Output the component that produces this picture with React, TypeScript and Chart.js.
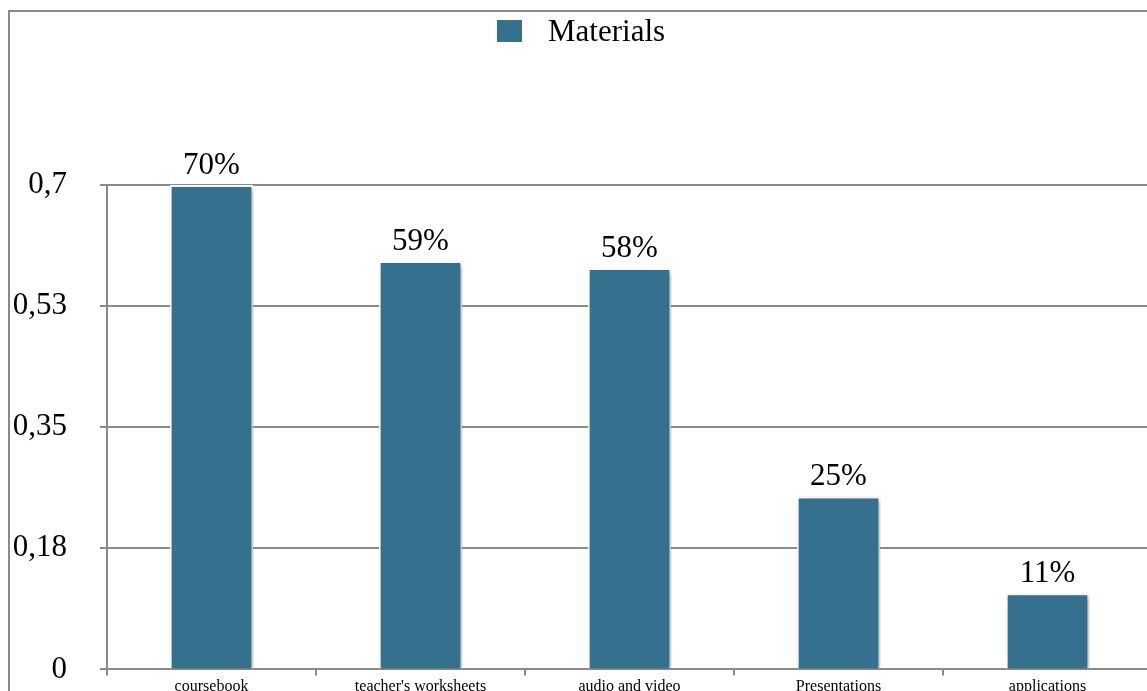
import React, { useEffect, useRef } from "react";
import { Chart, registerables } from "chart.js";

Chart.register(...registerables);

const categories = ["coursebook", "teacher's worksheets", "audio and video", "Presentations", "applications"];
const values = [0.7, 0.59, 0.58, 0.25, 0.11];
const valueLabels = ["70%", "59%", "58%", "25%", "11%"];
const yTickValues = [0, 0.175, 0.35, 0.525, 0.7];
const yTickLabels = ["0", "0,18", "0,35", "0,53", "0,7"];
const seriesName = "Materials";

const BAR_COLOR = "#36708f";
const GRAY = "#8a8a8a";
const SERIF = "'Liberation Serif', 'Times New Roman', serif";

export default function App() {
  const ref = useRef<HTMLCanvasElement | null>(null);

  useEffect(() => {
    const canvas = ref.current;
    if (!canvas) return;

    const framePlugin = {
      id: "frame",
      beforeDraw(chart: any) {
        const { ctx, width, height } = chart;
        ctx.save();
        ctx.fillStyle = "#ffffff";
        ctx.fillRect(0, 0, width, height);
        ctx.strokeStyle = GRAY;
        ctx.lineWidth = 2;
        ctx.beginPath();
        ctx.moveTo(9, height);
        ctx.lineTo(9, 11);
        ctx.lineTo(width, 11);
        ctx.stroke();
        ctx.restore();
      },
    };

    const shadowPlugin = {
      id: "barShadow",
      beforeDatasetsDraw(chart: any) {
        const ctx = chart.ctx;
        ctx.save();
        ctx.shadowColor = "rgba(0,0,0,0.4)";
        ctx.shadowBlur = 5;
        ctx.shadowOffsetX = 2;
        ctx.shadowOffsetY = 2;
      },
      afterDatasetsDraw(chart: any) {
        chart.ctx.restore();
      },
    };

    const labelPlugin = {
      id: "valueLabels",
      afterDraw(chart: any) {
        const ctx = chart.ctx;
        const meta = chart.getDatasetMeta(0);
        ctx.save();
        ctx.fillStyle = "#000000";
        ctx.font = `31px ${SERIF}`;
        ctx.textAlign = "center";
        ctx.textBaseline = "alphabetic";
        meta.data.forEach((bar: any, i: number) => {
          ctx.fillText(valueLabels[i], bar.x, bar.y - 11);
        });
        // legend
        ctx.fillStyle = BAR_COLOR;
        ctx.fillRect(497, 20, 25, 22);
        ctx.fillStyle = "#000000";
        ctx.textAlign = "left";
        ctx.textBaseline = "middle";
        ctx.fillText(seriesName, 548, 33);
        ctx.restore();
      },
    };

    const chart = new Chart(canvas, {
      type: "bar",
      data: {
        labels: categories,
        datasets: [
          {
            label: seriesName,
            data: values,
            backgroundColor: BAR_COLOR,
            borderColor: "#ffffff",
            borderWidth: 2,
            barPercentage: 0.4,
            categoryPercentage: 1,
          },
        ],
      },
      options: {
        responsive: false,
        animation: false,
        layout: { padding: { top: 185, right: 13, left: 0, bottom: 0 } },
        plugins: {
          legend: { display: false },
          tooltip: { enabled: false },
          title: { display: false },
        },
        scales: {
          x: {
            grid: {
              display: true,
              drawOnChartArea: false,
              drawTicks: true,
              tickLength: 6,
              color: GRAY,
              lineWidth: 2,
              offset: true,
            },
            border: { display: true, color: GRAY, width: 2 },
            ticks: {
              color: "#000000",
              font: { family: SERIF, size: 16 },
              padding: 2,
              maxRotation: 0,
              autoSkip: false,
            },
            afterFit(scale: any) {
              scale.height = 31;
            },
          },
          y: {
            min: 0,
            max: 0.7,
            grid: {
              color: GRAY,
              lineWidth: 2,
              drawTicks: true,
              tickLength: 7,
            },
            border: { display: true, color: GRAY, width: 2 },
            ticks: {
              color: "#000000",
              font: { family: SERIF, size: 31 },
              padding: 33,
              callback: (_v: any, i: number) => yTickLabels[i],
            },
            afterBuildTicks(scale: any) {
              scale.ticks = yTickValues.map((v) => ({ value: v }));
            },
            afterFit(scale: any) {
              scale.width = 107;
            },
          },
        },
      },
      plugins: [framePlugin, shadowPlugin, labelPlugin],
    } as any);

    return () => chart.destroy();
  }, []);

  return (
    <div
      style={{
        position: "fixed",
        left: 0,
        top: 0,
        width: 1147,
        height: 691,
        overflow: "hidden",
        background: "#ffffff",
      }}
    >
      <canvas ref={ref} width={1165} height={721} style={{ display: "block" }} />
    </div>
  );
}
------------------------------------------------------------
Required task: Your copy of the data above should match it exactly, except that pictures are left out.

Response to the task:
Output the component that produces this picture with React, TypeScript and Chart.js.
import React, { useEffect, useRef } from "react";
import { Chart, registerables } from "chart.js";

Chart.register(...registerables);

const categories = ["coursebook", "teacher's worksheets", "audio and video", "Presentations", "applications"];
const values = [0.7, 0.59, 0.58, 0.25, 0.11];
const valueLabels = ["70%", "59%", "58%", "25%", "11%"];
const yTickValues = [0, 0.175, 0.35, 0.525, 0.7];
const yTickLabels = ["0", "0,18", "0,35", "0,53", "0,7"];
const seriesName = "Materials";

const BAR_COLOR = "#36708f";
const GRAY = "#8a8a8a";
const SERIF = "'Liberation Serif', 'Times New Roman', serif";

export default function App() {
  const ref = useRef<HTMLCanvasElement | null>(null);

  useEffect(() => {
    const canvas = ref.current;
    if (!canvas) return;

    const framePlugin = {
      id: "frame",
      beforeDraw(chart: any) {
        const { ctx, width, height } = chart;
        ctx.save();
        ctx.fillStyle = "#ffffff";
        ctx.fillRect(0, 0, width, height);
        ctx.strokeStyle = GRAY;
        ctx.lineWidth = 2;
        ctx.beginPath();
        ctx.moveTo(9, height);
        ctx.lineTo(9, 11);
        ctx.lineTo(width, 11);
        ctx.stroke();
        ctx.restore();
      },
    };

    const shadowPlugin = {
      id: "barShadow",
      beforeDatasetsDraw(chart: any) {
        const ctx = chart.ctx;
        ctx.save();
        ctx.shadowColor = "rgba(0,0,0,0.4)";
        ctx.shadowBlur = 5;
        ctx.shadowOffsetX = 2;
        ctx.shadowOffsetY = 2;
      },
      afterDatasetsDraw(chart: any) {
        chart.ctx.restore();
      },
    };

    const labelPlugin = {
      id: "valueLabels",
      afterDraw(chart: any) {
        const ctx = chart.ctx;
        const meta = chart.getDatasetMeta(0);
        ctx.save();
        ctx.fillStyle = "#000000";
        ctx.font = `31px ${SERIF}`;
        ctx.textAlign = "center";
        ctx.textBaseline = "alphabetic";
        meta.data.forEach((bar: any, i: number) => {
          ctx.fillText(valueLabels[i], bar.x, bar.y - 11);
        });
        // legend
        ctx.fillStyle = BAR_COLOR;
        ctx.fillRect(497, 20, 25, 22);
        ctx.fillStyle = "#000000";
        ctx.textAlign = "left";
        ctx.textBaseline = "middle";
        ctx.fillText(seriesName, 548, 33);
        ctx.restore();
      },
    };

    const chart = new Chart(canvas, {
      type: "bar",
      data: {
        labels: categories,
        datasets: [
          {
            label: seriesName,
            data: values,
            backgroundColor: BAR_COLOR,
            borderColor: "#ffffff",
            borderWidth: 2,
            barPercentage: 0.4,
            categoryPercentage: 1,
          },
        ],
      },
      options: {
        responsive: false,
        animation: false,
        layout: { padding: { top: 185, right: 13, left: 0, bottom: 0 } },
        plugins: {
          legend: { display: false },
          tooltip: { enabled: false },
          title: { display: false },
        },
        scales: {
          x: {
            grid: {
              display: true,
              drawOnChartArea: false,
              drawTicks: true,
              tickLength: 6,
              color: GRAY,
              lineWidth: 2,
              offset: true,
            },
            border: { display: true, color: GRAY, width: 2 },
            ticks: {
              color: "#000000",
              font: { family: SERIF, size: 16 },
              padding: 2,
              maxRotation: 0,
              autoSkip: false,
            },
            afterFit(scale: any) {
              scale.height = 31;
            },
          },
          y: {
            min: 0,
            max: 0.7,
            grid: {
              color: GRAY,
              lineWidth: 2,
              drawTicks: true,
              tickLength: 7,
            },
            border: { display: true, color: GRAY, width: 2 },
            ticks: {
              color: "#000000",
              font: { family: SERIF, size: 31 },
              padding: 33,
              callback: (_v: any, i: number) => yTickLabels[i],
            },
            afterBuildTicks(scale: any) {
              scale.ticks = yTickValues.map((v) => ({ value: v }));
            },
            afterFit(scale: any) {
              scale.width = 107;
            },
          },
        },
      },
      plugins: [framePlugin, shadowPlugin, labelPlugin],
    } as any);

    return () => chart.destroy();
  }, []);

  return (
    <div
      style={{
        position: "fixed",
        left: 0,
        top: 0,
        width: 1147,
        height: 691,
        overflow: "hidden",
        background: "#ffffff",
      }}
    >
      <canvas ref={ref} width={1165} height={721} style={{ display: "block" }} />
    </div>
  );
}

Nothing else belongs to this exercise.